I've seen a disturbing, yet understandable trend out in the software development market. Companies are starting to ask for PMP Scrum Masters. It's understandable because if you can just substitute one term for the other, then no one has to change their thinking on how software is delivered. It's also understandable, because if you describe the role of Scrum Master to anyone who has had the privilige to work for a great project manager, they can see that great project manager's work in the Scrum Master description.
Sadly though, many organizations burden their Project Managers with so much voodoo paperwork that the PMs don't get to do much of the fun stuff, like help their teams focus on the work at hand. It's called voodoo paperwork because there is a belief that "if we collect enough data, then we can start to predict how long it will take to build."

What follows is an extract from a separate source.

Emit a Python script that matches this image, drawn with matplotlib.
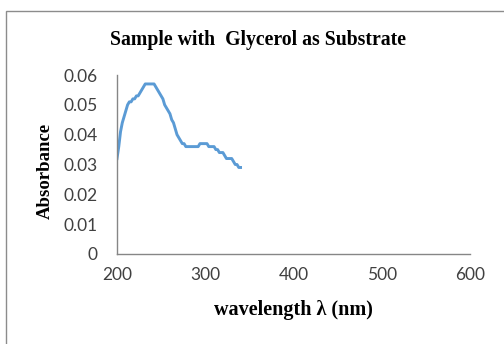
import matplotlib
matplotlib.use("Agg")
import matplotlib.pyplot as plt
from matplotlib.patches import Rectangle

wavelength = [200, 202, 204, 206, 208, 210, 212, 214, 216, 218, 220, 222, 224, 226, 228,
              230, 232, 234, 236, 238, 240, 242, 244, 246, 248, 250, 252, 254, 256, 258,
              260, 262, 264, 266, 268, 270, 272, 274, 276, 278, 280, 282, 284, 286, 288,
              290, 292, 294, 296, 298, 300, 302, 304, 306, 308, 310, 312, 314, 316, 318,
              320, 322, 324, 326, 328, 330, 332, 334, 336, 338, 340]
absorbance = [0.032, 0.036, 0.041, 0.044, 0.046, 0.048, 0.050, 0.051, 0.051, 0.052, 0.052,
              0.053, 0.053, 0.054, 0.055, 0.056, 0.057, 0.057, 0.057, 0.057, 0.057, 0.057,
              0.056, 0.055, 0.054, 0.053, 0.052, 0.050, 0.049, 0.048, 0.047, 0.045, 0.044,
              0.042, 0.040, 0.039, 0.038, 0.037, 0.037, 0.036, 0.036, 0.036, 0.036, 0.036,
              0.036, 0.036, 0.036, 0.037, 0.037, 0.037, 0.037, 0.037, 0.036, 0.036, 0.036,
              0.036, 0.035, 0.035, 0.034, 0.034, 0.034, 0.033, 0.032, 0.032, 0.032, 0.032,
              0.031, 0.030, 0.030, 0.029, 0.029]
x_ticks = [200, 300, 400, 500, 600]
y_ticks = [0, 0.01, 0.02, 0.03, 0.04, 0.05, 0.06]
y_tick_labels = ["0", "0.01", "0.02", "0.03", "0.04", "0.05", "0.06"]

W, H = 504, 344
fig = plt.figure(figsize=(W / 100, H / 100), dpi=100)
fig.patch.set_facecolor("white")

# outer chart frame (extends past right/bottom of the crop)
fig.patches.append(Rectangle((6 / W, -0.05), 1.2, 1 - 11 / H + 0.05,
                             transform=fig.transFigure, fill=False,
                             edgecolor="#8c8c8c", linewidth=1.0))

ax = fig.add_axes([117 / W, 1 - 254 / H, (470 - 117) / W, (254 - 75) / H])
ax.plot(wavelength, absorbance, color="#5B9BD5", linewidth=2.1, solid_joinstyle="round")

ax.set_xlim(200, 600)
ax.set_ylim(0, 0.06)
ax.set_xticks(x_ticks)
ax.set_yticks(y_ticks)
ax.set_yticklabels(y_tick_labels)

for s in ["top", "right"]:
    ax.spines[s].set_visible(False)
for s in ["left", "bottom"]:
    ax.spines[s].set_color("#868686")
    ax.spines[s].set_linewidth(1.0)

ax.tick_params(axis="both", length=0, labelsize=12.5, labelcolor="#404040")
ax.tick_params(axis="y", pad=14)
ax.tick_params(axis="x", pad=9)
for lab in ax.get_xticklabels() + ax.get_yticklabels():
    lab.set_fontfamily("Lato")

fig.text(258 / W, 1 - 40 / H, "Sample with  Glycerol as Substrate", ha="center", va="center",
         fontsize=14.2, fontweight="bold", family="Liberation Serif")
fig.text(293 / W, 1 - 310 / H, "wavelength λ (nm)", ha="center", va="center",
         fontsize=14.5, fontweight="bold", family="Liberation Serif")
fig.text(45 / W, 1 - 171 / H, "Absorbance", ha="center", va="center", rotation=90,
         fontsize=13.5, fontweight="bold", family="Liberation Serif")

fig.savefig("out.png", dpi=100)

No you won't. You will just add one more unhappy person to your organization doing mindless paper work accomplishing nothing productive.
You may ask, what does a Scrum Master do if it isn't making sure that the gantt chart daily updates are sent out.
I'm glad you asked that.
I stumbled across this great defnition at Agile in Action:
"A SCRUM Master is like a conductor coordinating the efforts of musicians, helping them to play together. Some teams are like jazz bands, so they need a leader who encourages improvisation. Some teams are like symphony orchestras, so they need a leader who keeps everyone on the same sheet of music. Conductors have to be deeply familiar with each instrument and with the music, yet they don't play in the band or tell the musicians what to do. They let the music provide detailed guidance; their job is to bring out the best in the musicians, both individually and as a group."